§ Problem to solve: Count how many lines below contain the word "with", then give that number alone.
+++ Provided information +++
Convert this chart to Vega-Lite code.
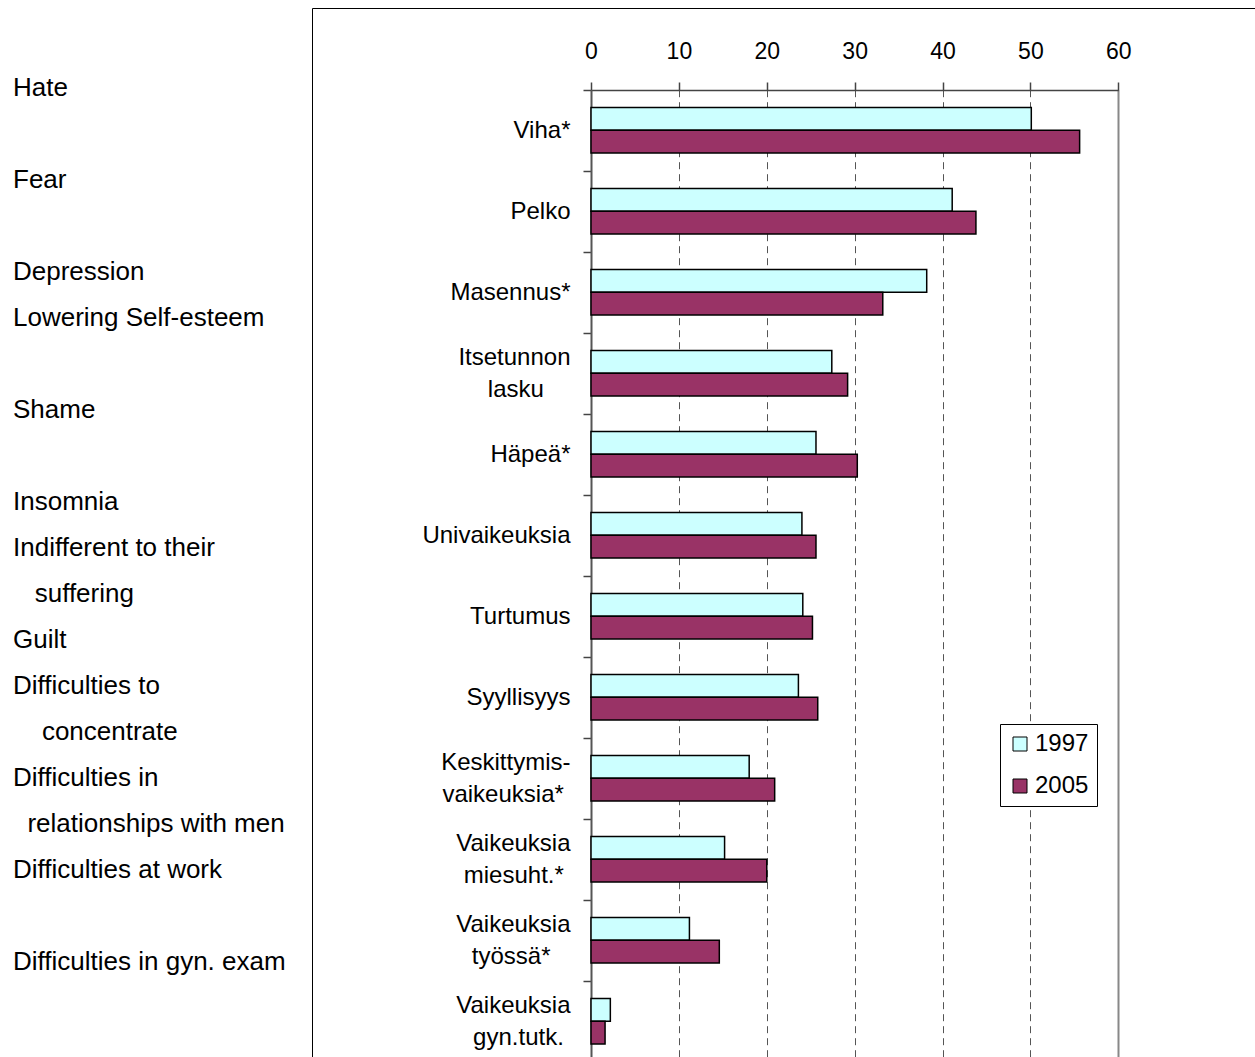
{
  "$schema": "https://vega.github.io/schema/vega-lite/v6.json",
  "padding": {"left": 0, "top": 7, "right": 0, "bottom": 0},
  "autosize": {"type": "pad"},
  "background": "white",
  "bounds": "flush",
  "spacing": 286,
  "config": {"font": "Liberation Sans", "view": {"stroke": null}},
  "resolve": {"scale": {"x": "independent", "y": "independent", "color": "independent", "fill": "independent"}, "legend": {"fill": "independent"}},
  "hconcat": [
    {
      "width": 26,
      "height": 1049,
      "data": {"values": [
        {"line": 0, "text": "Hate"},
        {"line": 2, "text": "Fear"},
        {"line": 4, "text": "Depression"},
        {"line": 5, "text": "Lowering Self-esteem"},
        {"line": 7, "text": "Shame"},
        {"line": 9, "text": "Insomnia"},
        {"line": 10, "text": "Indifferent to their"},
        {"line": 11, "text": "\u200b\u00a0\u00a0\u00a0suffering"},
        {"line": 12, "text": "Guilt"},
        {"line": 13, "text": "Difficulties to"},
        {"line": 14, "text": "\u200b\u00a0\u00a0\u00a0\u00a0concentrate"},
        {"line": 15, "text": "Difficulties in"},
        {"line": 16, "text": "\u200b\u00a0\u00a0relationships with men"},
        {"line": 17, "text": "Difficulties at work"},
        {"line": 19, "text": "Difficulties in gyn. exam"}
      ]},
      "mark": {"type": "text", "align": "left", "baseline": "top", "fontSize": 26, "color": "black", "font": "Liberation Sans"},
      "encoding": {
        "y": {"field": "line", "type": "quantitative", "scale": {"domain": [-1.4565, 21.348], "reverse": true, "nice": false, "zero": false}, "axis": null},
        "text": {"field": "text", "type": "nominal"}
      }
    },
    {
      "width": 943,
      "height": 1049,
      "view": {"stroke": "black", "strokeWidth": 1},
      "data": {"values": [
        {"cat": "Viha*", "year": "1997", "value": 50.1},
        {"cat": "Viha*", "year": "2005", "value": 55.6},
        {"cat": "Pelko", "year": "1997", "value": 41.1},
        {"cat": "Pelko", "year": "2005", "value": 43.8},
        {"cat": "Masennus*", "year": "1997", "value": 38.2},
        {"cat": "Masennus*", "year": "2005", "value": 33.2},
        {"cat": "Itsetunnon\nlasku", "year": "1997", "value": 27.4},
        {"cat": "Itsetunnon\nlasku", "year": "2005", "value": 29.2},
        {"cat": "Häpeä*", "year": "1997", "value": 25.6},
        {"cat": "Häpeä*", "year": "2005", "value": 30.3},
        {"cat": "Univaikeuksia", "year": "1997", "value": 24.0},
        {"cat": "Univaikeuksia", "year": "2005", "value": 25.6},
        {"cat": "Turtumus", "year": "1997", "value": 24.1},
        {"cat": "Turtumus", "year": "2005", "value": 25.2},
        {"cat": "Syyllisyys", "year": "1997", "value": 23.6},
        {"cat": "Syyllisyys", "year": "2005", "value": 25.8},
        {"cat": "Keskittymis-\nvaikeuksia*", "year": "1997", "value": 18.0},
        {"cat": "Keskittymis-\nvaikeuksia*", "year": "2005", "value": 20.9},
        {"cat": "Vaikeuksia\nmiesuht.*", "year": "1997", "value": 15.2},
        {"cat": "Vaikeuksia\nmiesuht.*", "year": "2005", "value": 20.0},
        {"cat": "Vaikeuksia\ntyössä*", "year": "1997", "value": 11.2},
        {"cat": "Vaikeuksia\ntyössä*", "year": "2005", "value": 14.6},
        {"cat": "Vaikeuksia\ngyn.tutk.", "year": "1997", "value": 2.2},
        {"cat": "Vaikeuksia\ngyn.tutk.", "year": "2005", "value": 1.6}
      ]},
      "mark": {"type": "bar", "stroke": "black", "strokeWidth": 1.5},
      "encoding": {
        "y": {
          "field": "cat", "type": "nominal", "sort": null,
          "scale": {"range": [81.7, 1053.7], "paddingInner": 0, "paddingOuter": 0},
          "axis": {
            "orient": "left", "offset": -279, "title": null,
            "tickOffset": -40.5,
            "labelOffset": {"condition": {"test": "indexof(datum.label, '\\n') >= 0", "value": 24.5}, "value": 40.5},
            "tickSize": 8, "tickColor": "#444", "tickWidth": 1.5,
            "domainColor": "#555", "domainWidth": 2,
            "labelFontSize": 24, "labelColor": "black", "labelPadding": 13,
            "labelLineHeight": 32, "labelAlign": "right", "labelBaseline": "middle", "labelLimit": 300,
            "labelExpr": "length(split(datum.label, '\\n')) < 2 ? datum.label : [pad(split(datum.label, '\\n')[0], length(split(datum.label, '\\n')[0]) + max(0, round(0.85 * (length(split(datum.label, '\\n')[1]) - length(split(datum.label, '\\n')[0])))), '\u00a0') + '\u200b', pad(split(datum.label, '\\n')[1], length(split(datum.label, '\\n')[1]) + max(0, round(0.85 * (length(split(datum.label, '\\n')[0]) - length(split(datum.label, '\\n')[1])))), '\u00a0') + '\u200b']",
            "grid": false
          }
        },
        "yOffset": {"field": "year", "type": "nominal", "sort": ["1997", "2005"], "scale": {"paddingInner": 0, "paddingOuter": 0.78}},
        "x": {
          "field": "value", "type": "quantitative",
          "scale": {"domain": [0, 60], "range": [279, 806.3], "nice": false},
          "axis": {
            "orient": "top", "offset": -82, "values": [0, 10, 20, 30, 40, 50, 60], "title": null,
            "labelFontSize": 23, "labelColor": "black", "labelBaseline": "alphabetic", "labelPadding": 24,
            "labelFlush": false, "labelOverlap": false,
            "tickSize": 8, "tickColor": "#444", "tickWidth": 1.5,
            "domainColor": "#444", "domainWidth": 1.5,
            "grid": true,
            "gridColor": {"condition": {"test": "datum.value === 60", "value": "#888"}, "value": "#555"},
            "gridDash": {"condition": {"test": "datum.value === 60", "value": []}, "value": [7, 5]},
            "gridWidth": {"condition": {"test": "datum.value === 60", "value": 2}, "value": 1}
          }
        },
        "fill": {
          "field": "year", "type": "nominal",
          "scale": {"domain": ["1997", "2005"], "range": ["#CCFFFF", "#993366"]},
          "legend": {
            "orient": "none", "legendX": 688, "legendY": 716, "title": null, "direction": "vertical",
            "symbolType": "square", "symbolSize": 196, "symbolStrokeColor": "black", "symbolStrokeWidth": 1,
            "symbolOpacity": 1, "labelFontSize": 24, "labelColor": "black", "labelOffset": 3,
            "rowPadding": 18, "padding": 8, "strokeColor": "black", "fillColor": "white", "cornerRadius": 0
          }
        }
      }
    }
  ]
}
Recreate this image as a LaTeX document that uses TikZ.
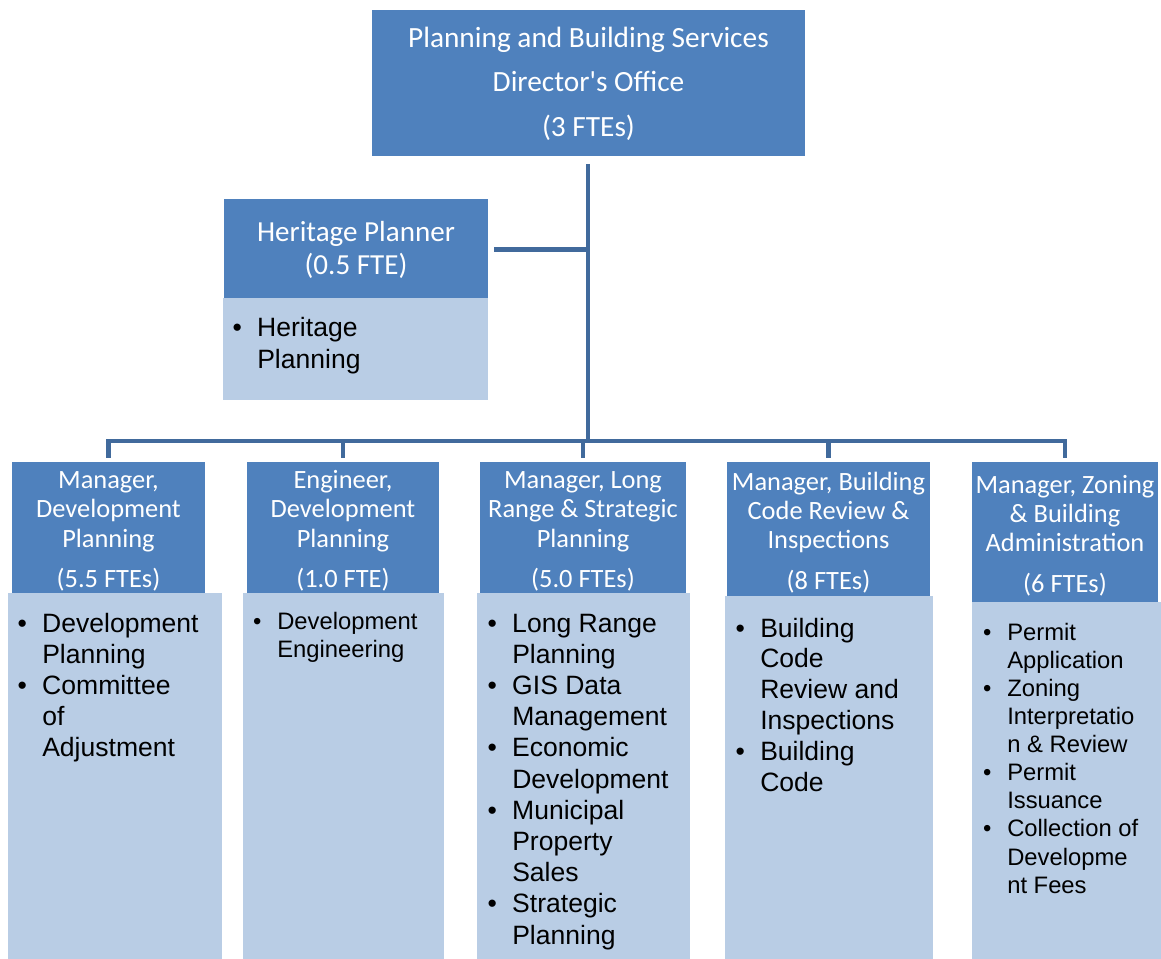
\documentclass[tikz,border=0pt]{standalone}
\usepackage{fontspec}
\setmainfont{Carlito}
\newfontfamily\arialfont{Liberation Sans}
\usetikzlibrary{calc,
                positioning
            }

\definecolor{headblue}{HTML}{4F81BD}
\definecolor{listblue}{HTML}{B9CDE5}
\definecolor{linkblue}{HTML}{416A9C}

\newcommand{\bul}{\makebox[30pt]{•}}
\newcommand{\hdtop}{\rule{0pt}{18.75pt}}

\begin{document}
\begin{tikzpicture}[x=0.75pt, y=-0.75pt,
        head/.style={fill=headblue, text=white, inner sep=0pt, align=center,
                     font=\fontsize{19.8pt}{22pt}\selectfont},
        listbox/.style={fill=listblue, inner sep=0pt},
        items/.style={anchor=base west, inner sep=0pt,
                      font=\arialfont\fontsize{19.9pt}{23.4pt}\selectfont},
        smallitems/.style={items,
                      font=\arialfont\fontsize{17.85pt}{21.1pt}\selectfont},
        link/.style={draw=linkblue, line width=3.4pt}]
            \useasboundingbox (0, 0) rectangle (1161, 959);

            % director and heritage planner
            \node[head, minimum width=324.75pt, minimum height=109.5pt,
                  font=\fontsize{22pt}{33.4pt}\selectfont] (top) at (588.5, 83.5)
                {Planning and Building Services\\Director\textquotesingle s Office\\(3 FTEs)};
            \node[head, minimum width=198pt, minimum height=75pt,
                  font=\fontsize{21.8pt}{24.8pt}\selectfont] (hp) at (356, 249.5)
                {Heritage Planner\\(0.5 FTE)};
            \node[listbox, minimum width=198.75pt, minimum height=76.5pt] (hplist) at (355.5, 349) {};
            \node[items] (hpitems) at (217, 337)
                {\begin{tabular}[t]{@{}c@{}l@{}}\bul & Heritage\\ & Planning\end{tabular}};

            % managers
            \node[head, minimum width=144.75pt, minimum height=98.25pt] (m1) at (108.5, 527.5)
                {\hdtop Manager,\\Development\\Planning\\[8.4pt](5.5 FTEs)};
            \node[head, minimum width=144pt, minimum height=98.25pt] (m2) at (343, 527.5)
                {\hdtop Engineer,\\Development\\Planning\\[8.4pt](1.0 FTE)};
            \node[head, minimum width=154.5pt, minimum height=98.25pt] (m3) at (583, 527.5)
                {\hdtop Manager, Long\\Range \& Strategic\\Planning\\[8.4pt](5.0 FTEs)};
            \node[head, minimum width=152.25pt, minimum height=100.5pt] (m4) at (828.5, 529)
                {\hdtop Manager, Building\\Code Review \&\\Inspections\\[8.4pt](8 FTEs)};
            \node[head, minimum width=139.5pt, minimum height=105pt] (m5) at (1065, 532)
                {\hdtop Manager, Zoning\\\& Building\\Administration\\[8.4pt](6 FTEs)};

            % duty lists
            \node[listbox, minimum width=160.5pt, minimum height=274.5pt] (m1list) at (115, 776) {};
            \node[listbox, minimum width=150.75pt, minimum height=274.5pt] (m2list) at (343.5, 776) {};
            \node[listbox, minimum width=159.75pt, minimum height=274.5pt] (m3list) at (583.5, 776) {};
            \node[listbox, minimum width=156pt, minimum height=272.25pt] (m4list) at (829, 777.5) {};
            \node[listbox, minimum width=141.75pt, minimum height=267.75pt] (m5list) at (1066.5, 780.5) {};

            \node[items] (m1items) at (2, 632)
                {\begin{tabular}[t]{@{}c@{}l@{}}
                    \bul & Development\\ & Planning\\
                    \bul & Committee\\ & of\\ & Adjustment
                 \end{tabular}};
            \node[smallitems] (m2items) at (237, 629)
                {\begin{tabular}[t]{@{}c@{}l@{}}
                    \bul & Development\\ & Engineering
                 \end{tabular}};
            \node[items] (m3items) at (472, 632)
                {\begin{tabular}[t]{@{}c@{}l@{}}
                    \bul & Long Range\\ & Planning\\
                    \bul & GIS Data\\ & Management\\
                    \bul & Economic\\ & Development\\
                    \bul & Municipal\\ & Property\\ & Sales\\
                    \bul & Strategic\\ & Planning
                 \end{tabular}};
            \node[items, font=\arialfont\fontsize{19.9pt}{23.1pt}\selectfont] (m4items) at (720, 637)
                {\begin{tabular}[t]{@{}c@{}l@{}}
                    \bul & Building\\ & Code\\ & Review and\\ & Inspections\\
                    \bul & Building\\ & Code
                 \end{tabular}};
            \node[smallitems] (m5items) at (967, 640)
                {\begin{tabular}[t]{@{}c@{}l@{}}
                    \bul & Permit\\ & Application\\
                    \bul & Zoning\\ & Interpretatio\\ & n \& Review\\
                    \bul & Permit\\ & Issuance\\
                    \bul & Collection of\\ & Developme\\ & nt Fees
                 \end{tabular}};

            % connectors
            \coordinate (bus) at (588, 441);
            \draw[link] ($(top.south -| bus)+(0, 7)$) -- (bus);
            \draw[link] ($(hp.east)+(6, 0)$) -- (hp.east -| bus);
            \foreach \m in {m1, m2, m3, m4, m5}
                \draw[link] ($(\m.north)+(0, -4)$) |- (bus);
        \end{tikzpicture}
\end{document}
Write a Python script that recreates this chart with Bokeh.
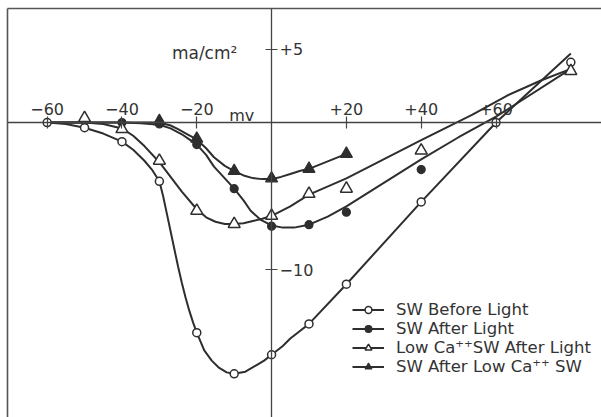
+++
§ In response: 2